With my Mozilla developer hat on, that happens not to be the case. Which you would have known had you either read the entire linked-to thread, or even just read the mail that was linked to, which points that out explicitly in the "notwithstanding your apparently inaccurate statement about Mozilla" bit.

> That was literally the next statement where you cut your quote.

It was also a misrepresentation of what's actually going on. Quite common out of Google these days, unfortunately; we've had to call them on it publicly a number of times. Not that this is stopping them from continuing to claim that others are OK with something they're doing when that happens to not be true.

> but all the talking and consensus building was done

The only thing discussed at the CSS working group f2f was the cat and hat combinators, not the entire shadow DOM spec. And even for those, serious issues were raised later by people who were not present at the f2f.

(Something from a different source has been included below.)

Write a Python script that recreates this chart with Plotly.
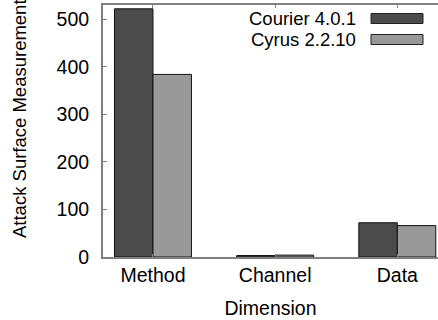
import plotly.graph_objects as go

# Attack surface measurement per dimension for two mail servers
dimensions = ["Method", "Channel", "Data"]
courier_values = [522, 3, 72]
cyrus_values = [384, 4, 66]
series_names = ["Courier 4.0.1", "Cyrus 2.2.10"]
series_colors = ["#4b4b4b", "#999999"]
y_ticks = [0, 100, 200, 300, 400, 500]

FONT = "Liberation Sans, Arial, Helvetica, sans-serif"
AXIS_GREY = "#808080"

fig = go.Figure()
for name, values, color in zip(series_names, [courier_values, cyrus_values], series_colors):
    fig.add_trace(go.Bar(
        x=dimensions, y=values, name=name,
        marker=dict(color=color, line=dict(color="#111111", width=1)),
        showlegend=False,
    ))

W, H = 438, 320
ml, mr, mt, mb = 103, 0, 5, 63
pw, ph = W - ml - mr, H - mt - mb


def px_x(x):
    return (x - ml) / pw


def px_y(y):
    return (H - mb - y) / ph


# Legend drawn as right-aligned labels followed by wide swatches
row_centers = [18.5, 39.5]
for name, color, yc in zip(series_names, series_colors, row_centers):
    fig.add_annotation(
        x=px_x(357), y=px_y(yc), xref="paper", yref="paper",
        text=name, showarrow=False, xanchor="right", yanchor="middle",
        borderpad=0,
        font=dict(family=FONT, size=18.5, color="black"),
    )
    fig.add_shape(
        type="rect", xref="paper", yref="paper",
        x0=px_x(371), x1=px_x(423), y0=px_y(yc - 5), y1=px_y(yc + 5),
        fillcolor=color, line=dict(color="#222222", width=1),
    )

# Y axis title
fig.add_annotation(
    x=px_x(20), y=px_y(119), xref="paper", yref="paper",
    text="Attack Surface Measurement", showarrow=False, textangle=-90,
    xanchor="center", yanchor="middle",
    font=dict(family=FONT, size=18.5, color="black"),
)

fig.update_layout(
    width=W, height=H,
    margin=dict(l=ml, r=mr, t=mt, b=mb, pad=0),
    paper_bgcolor="white", plot_bgcolor="white",
    barmode="group", bargap=0.37, bargroupgap=0,
    font=dict(family=FONT, size=19.5, color="black"),
    xaxis=dict(
        type="category", range=[-0.409, 2.333],
        showline=True, linecolor=AXIS_GREY, linewidth=2, mirror="ticks",
        ticks="inside", ticklen=3, tickcolor=AXIS_GREY, tickwidth=1,
        showgrid=False, zeroline=False,
        tickfont=dict(family=FONT, size=19.5, color="black"),
        title=dict(text="Dimension", standoff=16,
                   font=dict(family=FONT, size=19.5, color="black")),
    ),
    yaxis=dict(
        range=[0, 530], tickvals=y_ticks,
        showline=True, linecolor=AXIS_GREY, linewidth=2,
        ticks="inside", ticklen=4, tickcolor=AXIS_GREY, tickwidth=1,
        showgrid=False, zeroline=False,
        tickfont=dict(family=FONT, size=19.5, color="black"),
        ticklabelstandoff=8,
    ),
)

fig.write_html("out.html")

For shadow DOM as a whole, there is no consensus at all. Mozilla is not really on board with the spec in its current form (and we've said so repeatedly and publicly, though we do at least have a plan for how to get the spec to something that we'll be OK shipping... which won't match what Google is shipping). Apple is very definitely not on board at all with the spec in its current form, and Google is not even trying to get them on board. Microsoft has basically said nothing apart from having concerns.

In addition to that, the spec doesn't match Google's implementation at all, in all sorts of ways that are obvious if you actually stop to read what the spec says.

Basically, Google implemented and shipped whatever they felt like and made a sort of attempt at specifying something or other which totally doesn't match what they shipped. And other UA vendors at best (Mozilla) plan to ship something somewhat different from what Google has shipped and at worst (Apple) think the whole thing needs to go back to the drawing board because it's just broken by design.

If you don't think that's unilaterally shipping before standardization, I'm not sure what you think it is, exactly.